**What needs to be done**: Copy out each line of the data that holds the word "chart".

## start Given data

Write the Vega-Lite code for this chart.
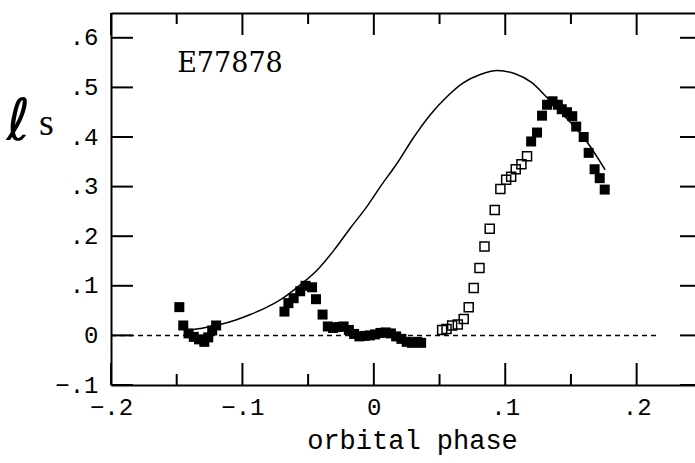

## end Given data
## start Given data

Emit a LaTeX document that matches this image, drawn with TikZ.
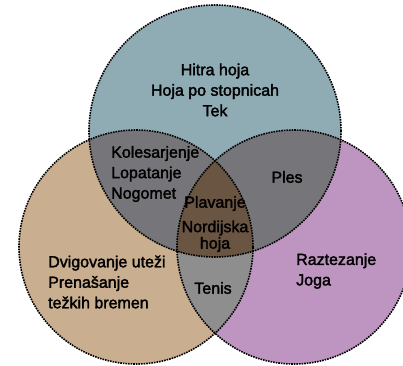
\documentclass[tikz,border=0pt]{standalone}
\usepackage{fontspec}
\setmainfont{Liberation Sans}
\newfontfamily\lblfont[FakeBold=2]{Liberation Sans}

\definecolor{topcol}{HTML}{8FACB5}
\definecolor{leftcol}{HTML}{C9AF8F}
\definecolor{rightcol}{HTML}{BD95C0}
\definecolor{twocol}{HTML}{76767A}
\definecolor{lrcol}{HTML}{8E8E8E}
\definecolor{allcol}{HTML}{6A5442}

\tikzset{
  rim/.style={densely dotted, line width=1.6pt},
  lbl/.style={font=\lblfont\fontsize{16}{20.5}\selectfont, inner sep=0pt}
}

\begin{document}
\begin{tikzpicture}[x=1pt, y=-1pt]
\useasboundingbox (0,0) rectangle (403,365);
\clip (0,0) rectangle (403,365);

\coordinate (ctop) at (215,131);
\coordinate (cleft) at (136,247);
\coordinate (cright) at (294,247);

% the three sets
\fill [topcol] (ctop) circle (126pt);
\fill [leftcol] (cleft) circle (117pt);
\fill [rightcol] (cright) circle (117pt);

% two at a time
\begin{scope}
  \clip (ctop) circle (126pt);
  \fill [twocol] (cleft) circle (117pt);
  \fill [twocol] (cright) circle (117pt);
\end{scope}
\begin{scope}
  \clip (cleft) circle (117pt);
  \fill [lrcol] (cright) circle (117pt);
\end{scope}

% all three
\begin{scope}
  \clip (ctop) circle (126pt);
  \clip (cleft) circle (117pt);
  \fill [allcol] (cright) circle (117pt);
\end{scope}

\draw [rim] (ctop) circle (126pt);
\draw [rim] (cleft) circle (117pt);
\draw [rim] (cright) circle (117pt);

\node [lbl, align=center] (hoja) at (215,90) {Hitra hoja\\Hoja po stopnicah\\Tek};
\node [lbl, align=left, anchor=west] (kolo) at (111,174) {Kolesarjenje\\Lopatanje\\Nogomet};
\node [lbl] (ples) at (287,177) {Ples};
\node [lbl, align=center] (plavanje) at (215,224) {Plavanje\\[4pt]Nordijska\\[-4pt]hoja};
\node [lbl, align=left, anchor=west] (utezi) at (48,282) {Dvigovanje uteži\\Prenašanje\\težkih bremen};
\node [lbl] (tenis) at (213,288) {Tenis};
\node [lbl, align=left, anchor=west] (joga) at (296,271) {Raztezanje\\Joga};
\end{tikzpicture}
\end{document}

## end Given data
## start Given data

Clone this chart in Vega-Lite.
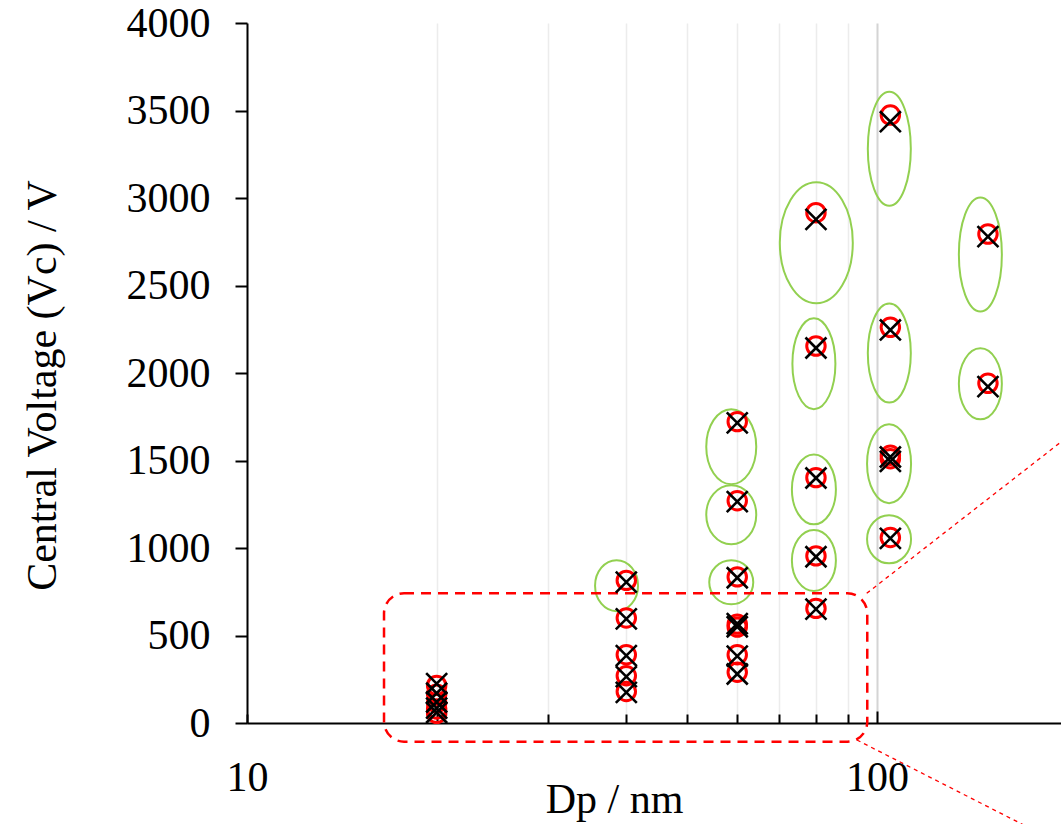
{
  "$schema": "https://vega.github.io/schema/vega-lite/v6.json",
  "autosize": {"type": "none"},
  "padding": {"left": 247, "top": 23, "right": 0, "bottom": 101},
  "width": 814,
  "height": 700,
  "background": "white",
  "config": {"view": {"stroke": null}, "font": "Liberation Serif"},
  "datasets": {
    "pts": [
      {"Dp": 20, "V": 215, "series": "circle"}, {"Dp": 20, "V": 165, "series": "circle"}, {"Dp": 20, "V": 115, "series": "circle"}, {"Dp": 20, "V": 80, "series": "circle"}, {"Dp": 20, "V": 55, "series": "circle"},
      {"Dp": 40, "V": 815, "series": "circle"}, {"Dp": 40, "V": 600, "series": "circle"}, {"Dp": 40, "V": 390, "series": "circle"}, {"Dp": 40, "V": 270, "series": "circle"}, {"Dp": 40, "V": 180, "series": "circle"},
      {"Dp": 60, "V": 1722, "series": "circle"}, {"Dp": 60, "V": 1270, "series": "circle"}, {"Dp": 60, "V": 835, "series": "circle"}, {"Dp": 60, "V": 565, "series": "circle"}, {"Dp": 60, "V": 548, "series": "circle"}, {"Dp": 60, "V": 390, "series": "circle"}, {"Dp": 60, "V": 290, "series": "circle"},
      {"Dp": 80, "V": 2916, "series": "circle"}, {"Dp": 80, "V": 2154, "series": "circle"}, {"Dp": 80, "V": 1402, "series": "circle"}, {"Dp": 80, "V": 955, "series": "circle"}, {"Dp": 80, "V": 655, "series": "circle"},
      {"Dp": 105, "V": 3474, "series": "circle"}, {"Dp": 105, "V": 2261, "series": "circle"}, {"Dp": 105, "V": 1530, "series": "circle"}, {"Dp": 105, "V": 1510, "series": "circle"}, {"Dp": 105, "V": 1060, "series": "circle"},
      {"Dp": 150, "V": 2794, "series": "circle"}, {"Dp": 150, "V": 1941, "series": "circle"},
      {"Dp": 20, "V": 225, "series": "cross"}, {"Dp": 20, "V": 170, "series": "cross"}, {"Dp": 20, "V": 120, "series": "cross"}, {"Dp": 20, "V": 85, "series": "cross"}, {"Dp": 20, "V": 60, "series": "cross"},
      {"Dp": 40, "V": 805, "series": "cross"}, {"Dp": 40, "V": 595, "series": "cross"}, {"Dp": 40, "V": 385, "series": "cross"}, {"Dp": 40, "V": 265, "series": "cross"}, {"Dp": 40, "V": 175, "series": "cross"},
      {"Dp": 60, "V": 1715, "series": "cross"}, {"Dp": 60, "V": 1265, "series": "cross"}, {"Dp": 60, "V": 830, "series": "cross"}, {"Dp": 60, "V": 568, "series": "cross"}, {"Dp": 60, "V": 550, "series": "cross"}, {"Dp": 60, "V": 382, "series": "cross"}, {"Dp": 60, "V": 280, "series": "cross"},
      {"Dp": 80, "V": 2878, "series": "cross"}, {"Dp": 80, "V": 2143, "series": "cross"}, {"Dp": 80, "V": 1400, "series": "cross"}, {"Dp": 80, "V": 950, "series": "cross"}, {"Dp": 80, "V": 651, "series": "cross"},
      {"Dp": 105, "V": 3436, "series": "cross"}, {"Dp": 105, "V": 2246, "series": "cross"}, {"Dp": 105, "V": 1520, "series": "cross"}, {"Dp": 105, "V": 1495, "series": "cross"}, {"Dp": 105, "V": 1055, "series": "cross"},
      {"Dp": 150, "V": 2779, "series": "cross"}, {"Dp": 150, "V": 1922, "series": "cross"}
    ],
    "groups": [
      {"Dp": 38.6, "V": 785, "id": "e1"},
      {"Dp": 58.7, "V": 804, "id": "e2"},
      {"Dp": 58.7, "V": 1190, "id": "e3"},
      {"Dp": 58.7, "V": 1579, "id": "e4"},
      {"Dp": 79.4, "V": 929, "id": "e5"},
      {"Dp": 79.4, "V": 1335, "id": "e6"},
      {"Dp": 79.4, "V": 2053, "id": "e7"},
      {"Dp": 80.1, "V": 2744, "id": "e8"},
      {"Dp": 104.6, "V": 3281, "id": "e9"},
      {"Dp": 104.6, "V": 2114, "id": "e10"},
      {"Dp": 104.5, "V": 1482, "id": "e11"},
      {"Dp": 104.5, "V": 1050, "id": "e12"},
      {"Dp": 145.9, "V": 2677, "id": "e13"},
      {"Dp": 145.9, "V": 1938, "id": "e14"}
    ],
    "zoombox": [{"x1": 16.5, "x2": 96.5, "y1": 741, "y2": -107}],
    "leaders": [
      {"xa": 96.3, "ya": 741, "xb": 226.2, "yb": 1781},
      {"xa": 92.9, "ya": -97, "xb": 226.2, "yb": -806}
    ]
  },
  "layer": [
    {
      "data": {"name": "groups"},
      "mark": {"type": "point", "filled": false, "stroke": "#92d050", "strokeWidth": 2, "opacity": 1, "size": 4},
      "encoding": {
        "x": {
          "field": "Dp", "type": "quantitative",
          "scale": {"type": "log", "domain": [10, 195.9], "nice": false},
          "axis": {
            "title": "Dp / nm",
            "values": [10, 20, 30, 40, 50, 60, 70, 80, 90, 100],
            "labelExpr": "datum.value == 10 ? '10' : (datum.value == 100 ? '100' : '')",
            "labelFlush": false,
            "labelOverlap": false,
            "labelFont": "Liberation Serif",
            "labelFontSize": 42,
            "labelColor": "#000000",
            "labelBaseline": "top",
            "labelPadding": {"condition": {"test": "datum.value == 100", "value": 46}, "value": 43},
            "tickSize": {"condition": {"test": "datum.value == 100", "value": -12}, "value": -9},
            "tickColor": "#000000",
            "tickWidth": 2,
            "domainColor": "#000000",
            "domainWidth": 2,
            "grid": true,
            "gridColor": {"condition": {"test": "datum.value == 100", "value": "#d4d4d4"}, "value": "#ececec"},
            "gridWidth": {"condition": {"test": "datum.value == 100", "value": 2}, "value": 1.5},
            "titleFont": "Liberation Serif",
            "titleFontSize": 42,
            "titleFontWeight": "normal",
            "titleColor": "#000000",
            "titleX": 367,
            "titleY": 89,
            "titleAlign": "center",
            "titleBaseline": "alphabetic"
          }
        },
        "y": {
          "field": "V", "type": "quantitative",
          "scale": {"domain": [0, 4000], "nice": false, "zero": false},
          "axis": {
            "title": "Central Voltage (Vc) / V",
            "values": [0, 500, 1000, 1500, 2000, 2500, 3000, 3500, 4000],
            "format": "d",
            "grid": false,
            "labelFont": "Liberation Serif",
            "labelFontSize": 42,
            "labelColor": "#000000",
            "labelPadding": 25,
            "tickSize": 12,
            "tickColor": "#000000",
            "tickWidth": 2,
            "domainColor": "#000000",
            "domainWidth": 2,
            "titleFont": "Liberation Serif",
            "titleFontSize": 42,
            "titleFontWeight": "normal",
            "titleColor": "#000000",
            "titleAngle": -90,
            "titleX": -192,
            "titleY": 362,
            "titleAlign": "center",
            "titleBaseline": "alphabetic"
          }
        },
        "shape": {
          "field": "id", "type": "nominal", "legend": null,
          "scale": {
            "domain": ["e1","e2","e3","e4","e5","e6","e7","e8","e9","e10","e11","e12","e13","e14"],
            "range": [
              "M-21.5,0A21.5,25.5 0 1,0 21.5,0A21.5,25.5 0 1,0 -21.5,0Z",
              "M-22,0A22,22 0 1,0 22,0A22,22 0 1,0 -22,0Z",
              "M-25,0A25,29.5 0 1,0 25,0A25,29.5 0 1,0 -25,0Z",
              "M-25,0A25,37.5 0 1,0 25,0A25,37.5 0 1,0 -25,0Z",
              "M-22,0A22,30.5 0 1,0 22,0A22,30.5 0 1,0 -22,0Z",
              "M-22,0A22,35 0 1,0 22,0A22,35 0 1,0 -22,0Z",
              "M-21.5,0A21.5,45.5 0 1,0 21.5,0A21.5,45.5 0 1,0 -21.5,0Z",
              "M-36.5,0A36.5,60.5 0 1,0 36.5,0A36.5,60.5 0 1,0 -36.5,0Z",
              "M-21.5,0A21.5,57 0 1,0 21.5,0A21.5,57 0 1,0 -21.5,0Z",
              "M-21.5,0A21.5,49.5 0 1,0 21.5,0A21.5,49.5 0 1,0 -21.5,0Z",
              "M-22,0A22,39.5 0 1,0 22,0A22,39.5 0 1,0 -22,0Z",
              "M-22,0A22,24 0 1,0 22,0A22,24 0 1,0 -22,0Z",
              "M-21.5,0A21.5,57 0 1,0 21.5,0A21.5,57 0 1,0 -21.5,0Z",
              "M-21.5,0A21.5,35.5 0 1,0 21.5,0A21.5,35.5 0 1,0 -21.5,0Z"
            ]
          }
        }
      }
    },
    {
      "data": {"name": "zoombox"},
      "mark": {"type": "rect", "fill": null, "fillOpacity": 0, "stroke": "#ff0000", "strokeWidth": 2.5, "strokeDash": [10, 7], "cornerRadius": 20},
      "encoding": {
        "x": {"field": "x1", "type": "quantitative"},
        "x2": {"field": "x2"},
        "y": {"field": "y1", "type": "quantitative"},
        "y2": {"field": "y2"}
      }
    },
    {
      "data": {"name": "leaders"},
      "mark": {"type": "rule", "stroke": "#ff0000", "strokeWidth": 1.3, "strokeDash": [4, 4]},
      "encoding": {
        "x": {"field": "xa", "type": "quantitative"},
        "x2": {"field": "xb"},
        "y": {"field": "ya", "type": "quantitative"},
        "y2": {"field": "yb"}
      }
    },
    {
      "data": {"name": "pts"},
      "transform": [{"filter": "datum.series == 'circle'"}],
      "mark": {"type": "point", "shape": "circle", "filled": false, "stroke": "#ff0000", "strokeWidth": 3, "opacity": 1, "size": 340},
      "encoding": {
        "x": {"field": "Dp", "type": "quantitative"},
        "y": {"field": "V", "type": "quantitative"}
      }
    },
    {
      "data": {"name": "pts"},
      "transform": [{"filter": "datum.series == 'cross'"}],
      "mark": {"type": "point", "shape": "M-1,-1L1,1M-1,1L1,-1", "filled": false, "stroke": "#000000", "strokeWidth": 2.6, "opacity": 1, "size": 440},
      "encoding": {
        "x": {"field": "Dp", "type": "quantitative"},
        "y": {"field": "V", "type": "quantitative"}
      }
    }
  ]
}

## end Given data

**Result of the task**:
Write the Vega-Lite code for this chart.
Clone this chart in Vega-Lite.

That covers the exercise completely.